A Marxist appropriation of Jonathan Swift, oddly enough
If you've been searching for a Soviet version of "Gulliver's Travels" featuring a cast of animated puppets, scored with rousing musical numbers saluting the heroic proletariat, look no further-- this is the film for you! NOVYY GULLIVER ("The New Gulliver") the first major work by director Alexsandr Ptushko, is also one of the first feature-length films to showcase puppet animation. Once we get past the live-action prologue lasting about 10 minutes or so the bulk of the film is set in an animated Lilliput, populated by 'pixilated' puppets and clay figures who often share the frame with the human actor playing Gulliver. This is not the first feature-length film to showcase this kind of animation-- Ladislaus Starewicz' TALE OF THE FOX (1930) predates it --but it's a milestone nonetheless, not only in scale but in audacity.
Unfortunately, the film is a disappointment. Starewicz' animation technique was more accomplished than Ptushko's in every way: the movement of his characters was smoother, his pacing was tighter, and he had a more robust sense of humor. To be fair, however, while Starewicz was working in France at this time, unencumbered by censorship, Ptushko labored under the severe disadvantage of having to function as an artist in Stalin's USSR. Consequently, his version of Swift had to be adapted for Soviet consumption, and the propaganda is duly ladled on with a heavy hand. Lilliput's king is a drooling moron who giggles and scratches himself, while his ministers are all decadent sadists and cowards; meanwhile, the underground labor movement is made up of earnest, muscular (and interchangeable) workers who eventually overthrow the corrupt royalists with Gulliver's help. Stirring anthems to labor are sung at key moments.
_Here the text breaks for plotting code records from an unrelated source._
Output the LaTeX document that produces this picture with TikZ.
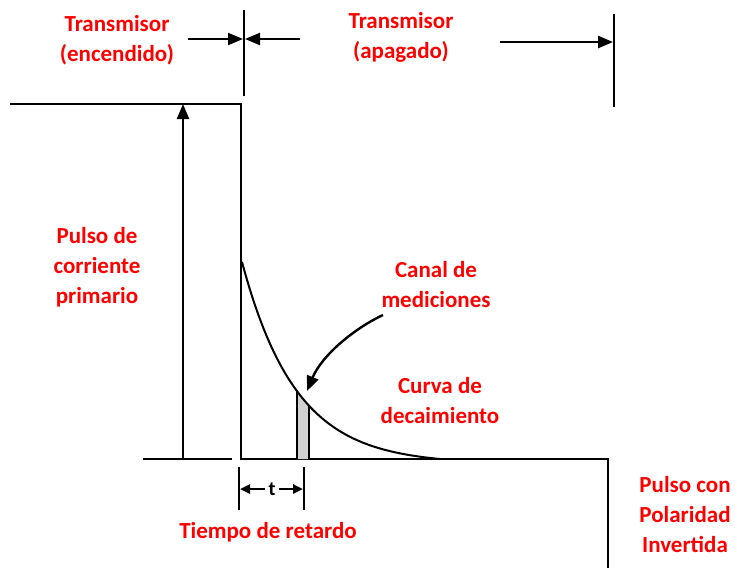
\documentclass[tikz,border=0pt]{standalone}
\usepackage{fontspec}
\setmainfont{Carlito}
\usetikzlibrary{arrows.meta}

\newcommand{\decaycurve}{459-206*(exp(-(\x-241)/54)-0.0251)}
\tikzset{lbl/.style={font=\fontsize{23}{30}\selectfont\bfseries, text=red, align=center},
    small/.style={>={Triangle[length=10pt,width=9pt]}}}

\begin{document}
\begin{tikzpicture}[x=1pt, y=-1pt, line width=2.4pt,
    >={Triangle[length=15pt,width=12pt]}]
    \useasboundingbox (0,0) rectangle (735,568);
    % pulse and base line
    \draw (10,104) -- (241,104) -- (241,459) -- (608,459) -- (608,568);
    \draw (143,459) -- (232,459);
    % decay curve and channel
    \fill[black!18] (297,459) -- plot[domain=297:309, samples=6] (\x,{\decaycurve}) -- (309,459) -- cycle;
    \draw (297,459) -- (297,{459-206*(exp(-56/54)-0.0251)});
    \draw (309,459) -- (309,{459-206*(exp(-68/54)-0.0251)});
    \draw[line width=2pt] plot[domain=242:440, samples=80, smooth] (\x,{\decaycurve});
    % markers
    \draw (244,10) -- (244,96);
    \draw (614,14) -- (614,107);
    \draw (239,467) -- (239,510);
    \draw (304,467) -- (304,510);
    \coordinate (upfoot) at (183,459);
    \coordinate (uptop) at (183,104);
    \coordinate (onA) at (188,39);
    \coordinate (onB) at (243,39);
    \coordinate (offA) at (300,39);
    \coordinate (offB) at (245,39);
    \coordinate (endA) at (500,42);
    \coordinate (endB) at (613,42);
    \coordinate (chanfrom) at (383,315);
    \coordinate (chan) at (307,391);
    \coordinate (delL) at (240,489);
    \coordinate (delR) at (303,489);
    \draw[->] (upfoot) -- (uptop);
    \draw[->] (onA) -- (onB);
    \draw[->] (offA) -- (offB);
    \draw[->] (endA) -- (endB);
    % labels
    \node[lbl] (txon) at (117,40) {Transmisor\\(encendido)};
    \node[lbl] (txoff) at (401,37) {Transmisor\\(apagado)};
    \node[lbl] (pulse) at (97,267) {Pulso de\\corriente\\primario};
    \node[lbl] (canal) at (436,285) {Canal de\\mediciones};
    \node[lbl] (curva) at (440,401) {Curva de\\decaimiento};
    \node[lbl] (delay) at (268,532) {Tiempo de retardo};
    \node[lbl] (invert) at (685,515) {Pulso con\\Polaridad\\Invertida};
    \node[font=\fontsize{20}{20}\selectfont\bfseries, inner sep=2pt] (tee) at (272,489) {t};
    \draw[->] (chanfrom) .. controls (355,328) and (322,355) .. (chan);
    \draw[->, small] (tee) -- (delL);
    \draw[->, small] (tee) -- (delR);
\end{tikzpicture}
\end{document}
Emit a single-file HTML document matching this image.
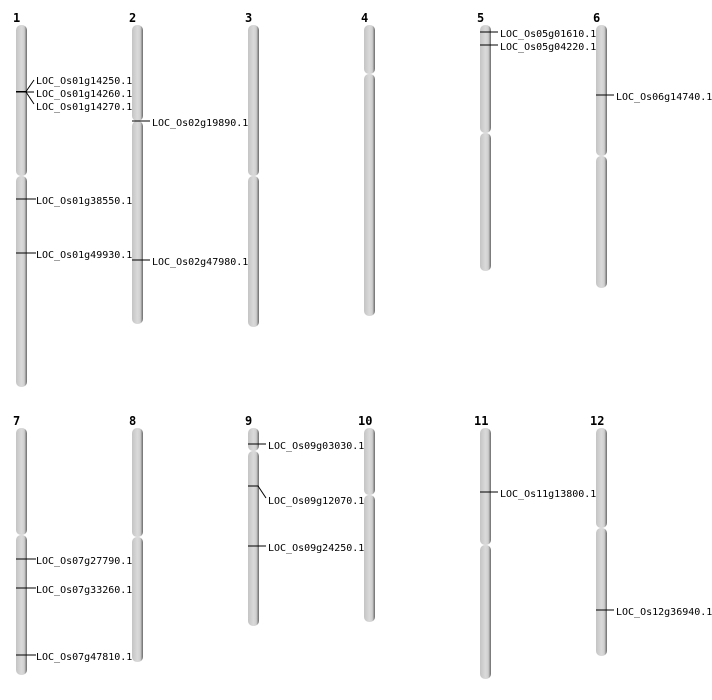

But the biggest problem here is the draggy pacing. Despite the fact that Ptushko often has an impressive amount of action going on in the frame, nothing much happens plot-wise for long stretches, and when action does occur it occurs slowly. Worse, the comedy is poorly handled; most of it involves the king's evil minions, but it's all very clunky and obvious. Opportunities for gags are botched, one after another. (Perhaps Ptushko found it difficult to be comical with the apparatchiks of Stalin's Ministry of Culture breathing down his neck.) The best, funniest, and also weirdest sequence in the film is the performance given for Gulliver's amusement by the king's dancers and singers, whose solemnity is far more laugh-provoking than the forced antics of the corrupt courtiers. Also impressive is the sequence in the underground factory, where a spider-like machine and the robotic movements of the workers are suggestive of Fritz Lang's METROPOLIS.
NOVYY GULLIVER is no masterpiece but it's a must for animation buffs, and for anyone who has a taste for, shall we say, Communist Kitsch. Viewers with an interest in the role of the artist in a totalitarian state will likely find this a fascinating document, albeit one with a tragic undertone.